David Holoubek (born 8 June 1980) is a Czech football manager.

==Career==
===Early career===
In his player career he played in the 3rd Czech league. His manager career started in Humpolec. He moved to Prague in 2004 for study sport in Charles University.

===Sparta Prague===
During his study he started in Sparta Prague as assistant in U15 team. As assistant of Petr Janoušek he trained Ladislav Krejčí, Jiří Skalák or Pavel Kadeřábek.

In 2012, he became head coach at Sparta's U19 team. In the 2015–16 season Sparta U19 won Czech 1st junior league.

In June 2016 he became assistant of Zdeněk Ščasný in Sparta's A-team (he was still coach of U19).
In September 2016 head coach Ščasný was fired after losing the Prague derby against city rivals Slavia Prague with Holoubek becoming acting head coach. Due to not holding a UEFA Pro Licence, his tenure was limited to two months. In November 2016 he was formally replaced by Zdeněk Svoboda. On 21 December 2016, Sparta announced that club sport director Tomáš Požár became head coach and Holoubek first coach. After a poor run of results in March 2017, the whole coaching team was dissolved and Holoubek returned to Sparta's U17 team.

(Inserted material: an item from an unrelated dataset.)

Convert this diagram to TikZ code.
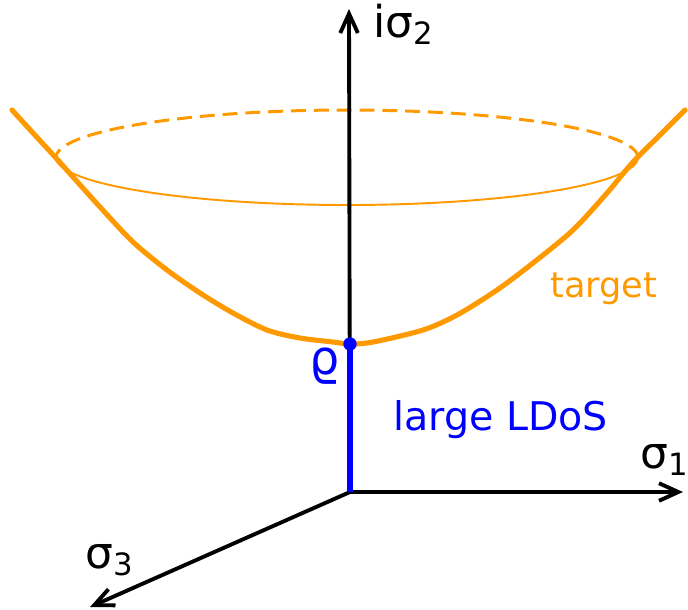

In June 2017 he announced on his Twitter account that he became an owner of UEFA Pro Licence.

===Slovan Liberec===
On 22 December 2017, Holoubek signed a contract with FC Slovan Liberec. In his coaching squad are former players Miroslav Holeňák, Jiří Jarošík and goalkeeper Marek Čech.

===Ružomberok===
On 4 June 2018, Holoubek signed a contract with MFK Ružomberok.

===Czech Republic national team U18===
In February 2020 Holoubek became a manager of Czech Republic U18.

===Czech Republic national team===
On 6 September 2020, it was announced that Holoubek would take charge of the Czech Republic national team in their match against Scotland on the following day, as the entire squad and coaching staff which played against Slovakia on 4 September had to be replaced due to positive SARS-CoV-2 tests.

===Mladá Boleslav===
On 2 January 2024, Holoubek signed a contract with Mladá Boleslav.

===Dukla Prague===
On 16 June 2025, Holoubek was appointed as the manager of Dukla Prague. On 10 February 2026, Holoubek was sacked as the head coach of Dukla.